There’s a new bill floating around Washington, and like most things coming out of D.C., it’s being talked about in extremes. Some are brushing it off as political noise that will never pass. Others are treating it like the end of license plate recognition as we know it. The truth, as usual, sits somewhere in the middle—but not in a way the repossession industry can afford to ignore.
The Surveillance Accountability Act is a proposed federal bill that would require law enforcement and other government entities to obtain a warrant before accessing most forms of personal data, including information held by third-party companies. It specifically targets modern surveillance practices by making clear that data such as license plate reads, vehicle location history, and movement patterns cannot be collected, analyzed, or accessed without proper judicial authorization—even if that data was gathered in public or stored by a private company . In simple terms, the bill doesn’t ban technologies like LPR, but it significantly raises the legal threshold for how government can use the data they produce, shifting the focus from what can be collected to what can actually be used.
The Surveillance Accountability Act doesn’t mention repossession. It doesn’t ban LPR. It doesn’t shut down camera cars or outlaw plate scans. What it does is more subtle, and arguably more important. It goes after the legal foundation that has allowed large-scale data collection and sharing to exist in the first place. At its core, the bill requires that government access to data—especially data held by third parties—be backed by a warrant. That alone is a shift. But it goes further by making it clear that just because something happens in public doesn’t automatically make it fair game for mass tracking, storage, and analysis.

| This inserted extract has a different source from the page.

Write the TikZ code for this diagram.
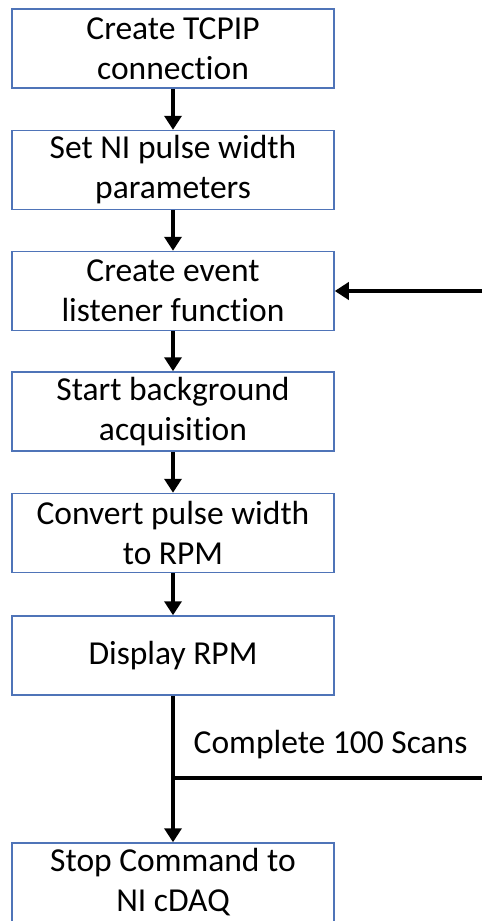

That distinction matters. For years, the working assumption has been simple: if a vehicle is on a public road, its movements can be observed, recorded, and ultimately turned into usable data. LPR systems were built on that premise. This bill challenges it directly by drawing a line between incidental observation and systematic surveillance. In plain terms, it’s one thing for an officer—or an agent—to see a car drive by. It’s another to build a database that tracks where that car has been over time, connects those movements, and makes them searchable.
The immediate reaction in the repossession space will be to focus on whether this affects day-to-day operations. In the short term, it doesn’t. Repo companies can still run. Cameras don’t suddenly shut off. Assignments don’t disappear overnight. But that’s also missing the point. The real impact of this bill isn’t operational—it’s structural. It targets how data flows, who can access it, and under what authority. And once you start tightening those screws, the downstream effects show up everywhere else.
A large part of the value behind LPR has never been the camera itself. It’s the network. It’s the aggregation of millions of plate reads, the ability to build history, recognize patterns, and connect dots across time and geography. That only works when data can move—between systems, between entities, and often between the private sector and government. This bill puts pressure directly on that relationship. By requiring warrants for access to third-party data and rejecting the idea that user agreements waive privacy rights, it starts to close the door on the kind of open-ended access that helped fuel LPR growth.
There’s also a piece here that doesn’t get enough attention. This isn’t just about restricting access—it’s about redefining expectations. The bill makes it clear that being in public doesn’t mean you’ve consented to being tracked over time. That’s a shift in how privacy is being interpreted, and if it holds, it won’t stay confined to one piece of legislation. It will show up in state laws, court rulings, and enforcement actions. You’re already seeing early versions of that in places like Washington and Colorado, where lawmakers are attacking the problem from different angles but heading in the same direction.
For repossession agencies, the takeaway isn’t panic—it’s awareness. The tool isn’t disappearing, but the environment around it is changing. Data retention is shrinking. Sharing is being restricted. Access is becoming more formalized and more defensible. The days of loosely defined data ecosystems are starting to tighten, whether people are ready for that or not.
And then there’s the part nobody really wants to talk about: liability. This bill creates a clearer pathway for legal challenges tied to data use and privacy violations. Even if repossession companies aren’t the target, they operate inside a system that could be. If that system gets tested, everyone connected to it gets pulled into the conversation. That’s not theoretical—that’s how these things tend to play out once enforcement catches up to legislation.
Will this bill pass as written? Probably not. Most federal bills don’t. But that’s not the right question. The better question is what direction it represents. And the direction is hard to miss. Lawmakers are no longer just asking how to regulate tools like LPR. They’re asking whether the underlying data practices hold up at all.
That’s a different conversation than the industry is used to having. It’s also one that isn’t going away.
The repossession industry has always adapted. It adapted to compliance changes, to technology shifts, to economic swings. This will be no different. But adaptation starts with understanding what’s actually happening, not what we hope is happening. LPR isn’t being flipped off overnight. It’s being reshaped, piece by piece, through laws that focus less on the cameras and more on the data behind them.
And if there’s one thing this bill makes clear, it’s this: access to that data is no longer something anyone should assume is guaranteed.